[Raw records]
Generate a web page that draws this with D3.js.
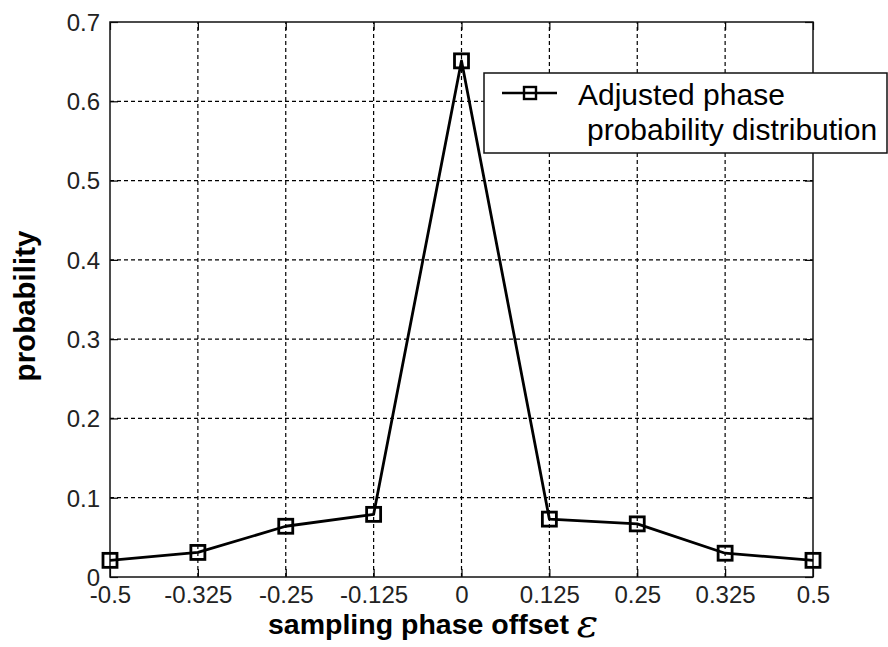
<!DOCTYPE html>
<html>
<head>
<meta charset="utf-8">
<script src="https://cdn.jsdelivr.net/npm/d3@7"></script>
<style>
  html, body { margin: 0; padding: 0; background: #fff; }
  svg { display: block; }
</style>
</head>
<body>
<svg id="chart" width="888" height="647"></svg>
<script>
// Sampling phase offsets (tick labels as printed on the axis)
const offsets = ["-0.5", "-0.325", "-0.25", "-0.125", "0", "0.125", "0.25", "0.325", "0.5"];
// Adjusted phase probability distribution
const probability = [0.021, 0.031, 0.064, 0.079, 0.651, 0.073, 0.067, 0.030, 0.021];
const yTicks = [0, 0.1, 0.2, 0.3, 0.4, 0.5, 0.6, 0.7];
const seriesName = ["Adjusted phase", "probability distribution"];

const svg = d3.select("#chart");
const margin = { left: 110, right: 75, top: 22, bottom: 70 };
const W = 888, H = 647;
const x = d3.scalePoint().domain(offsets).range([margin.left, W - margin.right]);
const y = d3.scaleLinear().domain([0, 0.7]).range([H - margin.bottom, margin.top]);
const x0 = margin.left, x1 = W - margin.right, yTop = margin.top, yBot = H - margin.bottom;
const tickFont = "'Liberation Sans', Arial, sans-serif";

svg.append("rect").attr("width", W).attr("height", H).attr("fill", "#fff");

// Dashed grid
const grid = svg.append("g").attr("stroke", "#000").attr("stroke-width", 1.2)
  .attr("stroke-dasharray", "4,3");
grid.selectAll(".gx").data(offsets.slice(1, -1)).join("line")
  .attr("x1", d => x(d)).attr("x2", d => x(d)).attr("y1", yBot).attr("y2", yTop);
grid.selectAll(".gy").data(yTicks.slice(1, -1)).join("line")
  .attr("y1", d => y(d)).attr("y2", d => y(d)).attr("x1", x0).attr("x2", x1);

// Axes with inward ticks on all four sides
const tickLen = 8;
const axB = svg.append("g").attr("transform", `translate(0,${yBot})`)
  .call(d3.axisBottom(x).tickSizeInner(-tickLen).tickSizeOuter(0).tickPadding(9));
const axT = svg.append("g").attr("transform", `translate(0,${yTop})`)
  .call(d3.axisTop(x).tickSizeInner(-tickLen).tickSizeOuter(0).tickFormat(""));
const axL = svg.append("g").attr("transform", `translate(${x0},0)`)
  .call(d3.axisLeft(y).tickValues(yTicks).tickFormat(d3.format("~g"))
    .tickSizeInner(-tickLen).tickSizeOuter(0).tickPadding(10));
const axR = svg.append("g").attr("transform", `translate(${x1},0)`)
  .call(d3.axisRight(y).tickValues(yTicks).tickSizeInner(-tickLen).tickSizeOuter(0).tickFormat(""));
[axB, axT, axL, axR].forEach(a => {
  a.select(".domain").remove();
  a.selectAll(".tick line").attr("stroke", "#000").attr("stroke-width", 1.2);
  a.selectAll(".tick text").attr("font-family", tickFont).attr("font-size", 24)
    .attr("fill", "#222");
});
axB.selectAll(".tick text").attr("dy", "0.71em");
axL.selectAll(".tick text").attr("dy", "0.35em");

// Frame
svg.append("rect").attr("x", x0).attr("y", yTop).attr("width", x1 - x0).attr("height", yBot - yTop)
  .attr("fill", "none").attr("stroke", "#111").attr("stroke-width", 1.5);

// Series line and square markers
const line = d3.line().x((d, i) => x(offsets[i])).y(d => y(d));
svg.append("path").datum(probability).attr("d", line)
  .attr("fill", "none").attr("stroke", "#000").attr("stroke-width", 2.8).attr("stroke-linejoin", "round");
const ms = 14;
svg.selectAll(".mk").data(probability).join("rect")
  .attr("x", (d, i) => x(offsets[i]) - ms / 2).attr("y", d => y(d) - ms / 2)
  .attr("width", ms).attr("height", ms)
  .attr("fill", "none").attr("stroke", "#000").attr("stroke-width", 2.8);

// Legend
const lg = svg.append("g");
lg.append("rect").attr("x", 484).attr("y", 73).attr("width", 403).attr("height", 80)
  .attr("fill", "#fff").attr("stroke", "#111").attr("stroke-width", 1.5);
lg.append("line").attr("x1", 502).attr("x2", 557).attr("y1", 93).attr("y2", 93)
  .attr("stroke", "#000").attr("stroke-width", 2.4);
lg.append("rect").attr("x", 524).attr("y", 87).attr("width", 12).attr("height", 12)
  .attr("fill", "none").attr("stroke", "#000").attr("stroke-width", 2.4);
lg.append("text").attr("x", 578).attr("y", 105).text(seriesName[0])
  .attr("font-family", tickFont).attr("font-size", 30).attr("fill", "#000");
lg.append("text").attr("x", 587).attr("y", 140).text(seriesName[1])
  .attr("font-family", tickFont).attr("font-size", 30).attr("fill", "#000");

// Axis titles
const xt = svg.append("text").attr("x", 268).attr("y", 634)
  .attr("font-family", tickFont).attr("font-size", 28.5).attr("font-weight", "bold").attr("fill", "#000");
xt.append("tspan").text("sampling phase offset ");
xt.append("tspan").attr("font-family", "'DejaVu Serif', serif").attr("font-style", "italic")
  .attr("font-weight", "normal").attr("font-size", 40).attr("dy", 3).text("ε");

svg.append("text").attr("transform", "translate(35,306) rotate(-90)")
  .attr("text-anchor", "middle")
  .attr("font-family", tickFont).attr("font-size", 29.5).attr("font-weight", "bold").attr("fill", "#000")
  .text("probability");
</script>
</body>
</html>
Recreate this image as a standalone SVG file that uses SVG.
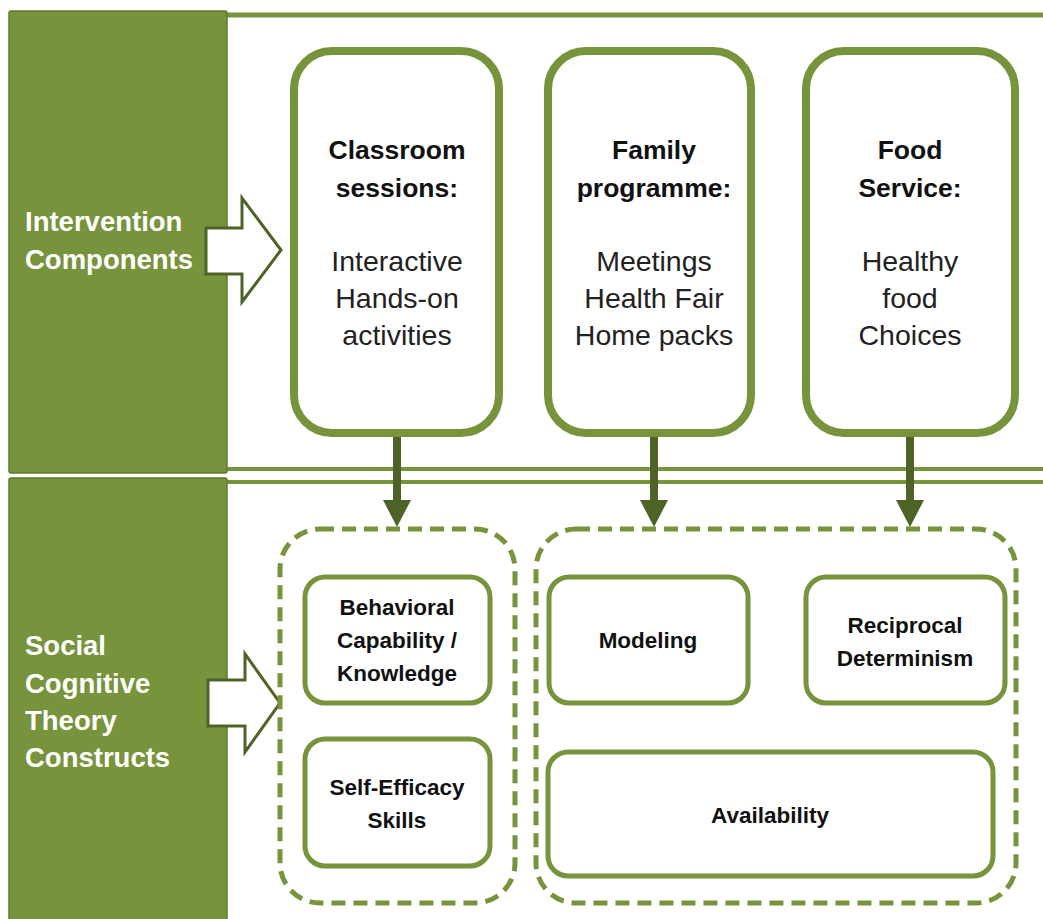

WHAT YOU SHOULD DO
Copy each line above precisely, dropping the pictures.

EXERCISE RESPONSE
Generate a web page that draws this with D3.js.
<!DOCTYPE html>
<html>
<head>
<meta charset="utf-8">
<script src="https://cdn.jsdelivr.net/npm/d3@7"></script>
<style>
  html, body { margin: 0; padding: 0; background: #fff; }
  svg { display: block; }
</style>
</head>
<body>
<svg id="chart" width="888" height="647"></svg>
<script>
// Sampling phase offsets (tick labels as printed on the axis)
const offsets = ["-0.5", "-0.325", "-0.25", "-0.125", "0", "0.125", "0.25", "0.325", "0.5"];
// Adjusted phase probability distribution
const probability = [0.021, 0.031, 0.064, 0.079, 0.651, 0.073, 0.067, 0.030, 0.021];
const yTicks = [0, 0.1, 0.2, 0.3, 0.4, 0.5, 0.6, 0.7];
const seriesName = ["Adjusted phase", "probability distribution"];

const svg = d3.select("#chart");
const margin = { left: 110, right: 75, top: 22, bottom: 70 };
const W = 888, H = 647;
const x = d3.scalePoint().domain(offsets).range([margin.left, W - margin.right]);
const y = d3.scaleLinear().domain([0, 0.7]).range([H - margin.bottom, margin.top]);
const x0 = margin.left, x1 = W - margin.right, yTop = margin.top, yBot = H - margin.bottom;
const tickFont = "'Liberation Sans', Arial, sans-serif";

svg.append("rect").attr("width", W).attr("height", H).attr("fill", "#fff");

// Dashed grid
const grid = svg.append("g").attr("stroke", "#000").attr("stroke-width", 1.2)
  .attr("stroke-dasharray", "4,3");
grid.selectAll(".gx").data(offsets.slice(1, -1)).join("line")
  .attr("x1", d => x(d)).attr("x2", d => x(d)).attr("y1", yBot).attr("y2", yTop);
grid.selectAll(".gy").data(yTicks.slice(1, -1)).join("line")
  .attr("y1", d => y(d)).attr("y2", d => y(d)).attr("x1", x0).attr("x2", x1);

// Axes with inward ticks on all four sides
const tickLen = 8;
const axB = svg.append("g").attr("transform", `translate(0,${yBot})`)
  .call(d3.axisBottom(x).tickSizeInner(-tickLen).tickSizeOuter(0).tickPadding(9));
const axT = svg.append("g").attr("transform", `translate(0,${yTop})`)
  .call(d3.axisTop(x).tickSizeInner(-tickLen).tickSizeOuter(0).tickFormat(""));
const axL = svg.append("g").attr("transform", `translate(${x0},0)`)
  .call(d3.axisLeft(y).tickValues(yTicks).tickFormat(d3.format("~g"))
    .tickSizeInner(-tickLen).tickSizeOuter(0).tickPadding(10));
const axR = svg.append("g").attr("transform", `translate(${x1},0)`)
  .call(d3.axisRight(y).tickValues(yTicks).tickSizeInner(-tickLen).tickSizeOuter(0).tickFormat(""));
[axB, axT, axL, axR].forEach(a => {
  a.select(".domain").remove();
  a.selectAll(".tick line").attr("stroke", "#000").attr("stroke-width", 1.2);
  a.selectAll(".tick text").attr("font-family", tickFont).attr("font-size", 24)
    .attr("fill", "#222");
});
axB.selectAll(".tick text").attr("dy", "0.71em");
axL.selectAll(".tick text").attr("dy", "0.35em");

// Frame
svg.append("rect").attr("x", x0).attr("y", yTop).attr("width", x1 - x0).attr("height", yBot - yTop)
  .attr("fill", "none").attr("stroke", "#111").attr("stroke-width", 1.5);

// Series line and square markers
const line = d3.line().x((d, i) => x(offsets[i])).y(d => y(d));
svg.append("path").datum(probability).attr("d", line)
  .attr("fill", "none").attr("stroke", "#000").attr("stroke-width", 2.8).attr("stroke-linejoin", "round");
const ms = 14;
svg.selectAll(".mk").data(probability).join("rect")
  .attr("x", (d, i) => x(offsets[i]) - ms / 2).attr("y", d => y(d) - ms / 2)
  .attr("width", ms).attr("height", ms)
  .attr("fill", "none").attr("stroke", "#000").attr("stroke-width", 2.8);

// Legend
const lg = svg.append("g");
lg.append("rect").attr("x", 484).attr("y", 73).attr("width", 403).attr("height", 80)
  .attr("fill", "#fff").attr("stroke", "#111").attr("stroke-width", 1.5);
lg.append("line").attr("x1", 502).attr("x2", 557).attr("y1", 93).attr("y2", 93)
  .attr("stroke", "#000").attr("stroke-width", 2.4);
lg.append("rect").attr("x", 524).attr("y", 87).attr("width", 12).attr("height", 12)
  .attr("fill", "none").attr("stroke", "#000").attr("stroke-width", 2.4);
lg.append("text").attr("x", 578).attr("y", 105).text(seriesName[0])
  .attr("font-family", tickFont).attr("font-size", 30).attr("fill", "#000");
lg.append("text").attr("x", 587).attr("y", 140).text(seriesName[1])
  .attr("font-family", tickFont).attr("font-size", 30).attr("fill", "#000");

// Axis titles
const xt = svg.append("text").attr("x", 268).attr("y", 634)
  .attr("font-family", tickFont).attr("font-size", 28.5).attr("font-weight", "bold").attr("fill", "#000");
xt.append("tspan").text("sampling phase offset ");
xt.append("tspan").attr("font-family", "'DejaVu Serif', serif").attr("font-style", "italic")
  .attr("font-weight", "normal").attr("font-size", 40).attr("dy", 3).text("ε");

svg.append("text").attr("transform", "translate(35,306) rotate(-90)")
  .attr("text-anchor", "middle")
  .attr("font-family", tickFont).attr("font-size", 29.5).attr("font-weight", "bold").attr("fill", "#000")
  .text("probability");
</script>
</body>
</html>
Recreate this image as a standalone SVG file that uses SVG.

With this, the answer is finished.